Элегантный господин пробрался сквозь толпу и подошёл к докторше. Он носил гамаши, полосатые брюки и чёрную визитку с цветком в петельке. Ян вгляделся: накрашенное лицо, отсвечивающие волосы пылают золотом. Янаушек протянул докторше руку, показывая большие тёмные жемчужины на своей манжете.
– Как я рад снова видеть вас, многоуважаемая! – воскликнул он. – Вы выглядите очень внушительно, право, почти как мужчина!
– Благодарю, – прошипела докторша, – могу вам вернуть комплимент, милый Анатоль: вы также выглядите почти как мужчина!
Доктор Фальмерайер улыбнулся:
– Вот это настоящая Рейтлингер, как всегда! Она ни у кого в долгу не останется. Слышите, как смеются эти господа. Вся пресса собралась вокруг неё. Нет ни одной крупной газеты, которая бы не была представлена. Острое словечко прилипнет к сладкому Анатолю на всю жизнь!

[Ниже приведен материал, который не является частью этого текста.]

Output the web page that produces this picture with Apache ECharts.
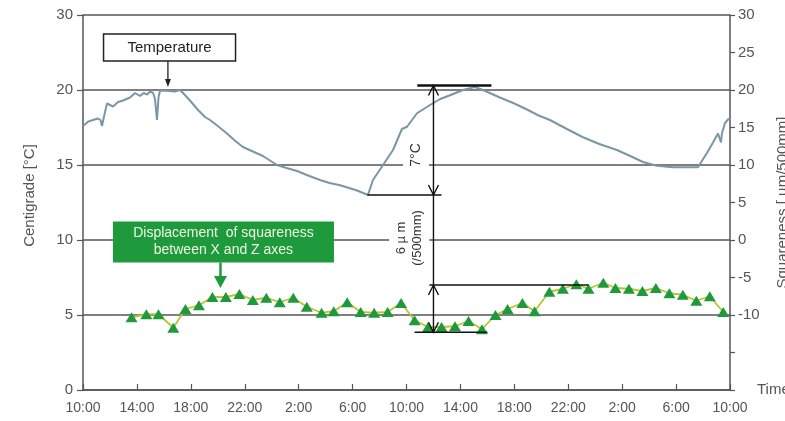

В зал вошёл маленький человек, ноздреватый, очень бледный, в золотых очках. За ним следовали несколько молодых людей.
– Это приехали близнецы! – воскликнул Ян. – Тайный советник доктор Магнус со своими магнолиями, всем цветом Сексуально-научного института.
Докторша пошла навстречу вошедшему.
– Это прекрасно, что вы приехали, дорогой тайный советник, – сказала она, – я уже боялась, как бы вам снова не пришлось выступить на суде в качестве эксперта. Ни одного процесса об убийстве без доктора Магнуса, великого проповедника снисхождения! Что за наслаждение – вырывать всякого убившего в порыве страсти из когтей огрубелой юстиции, которая до сих пор не хочет понять, что в новом мировом порядке действует правило: каждому зверёнышу – его наслажденьице, если он только верно его выберет! Освежиться, учитель? Стакан пива? Коктейль? О, я забыла, что это преступные напитки, несовместимые с вашей кротостью. Чашечку шоколадика, стаканчик лимонадика, потянуть через соломинку?
Тайный советник Магнус нисколько не обиделся. Благодушие ни на одну секунду не покинуло его.
– Вы сегодня в хорошем настроении, уважаемая коллега! – смеялся он. – Можно попросить чашку чая?
Гелла Рейтлингер кивнула головой и взяла под руку доктора Янаушека.
– Окажите мне небольшую помощь, сладкий Анатоль! Принесите тайному советнику чашечку чая, но не слишком крепкого. И побольше сливочек, и с печеньицем!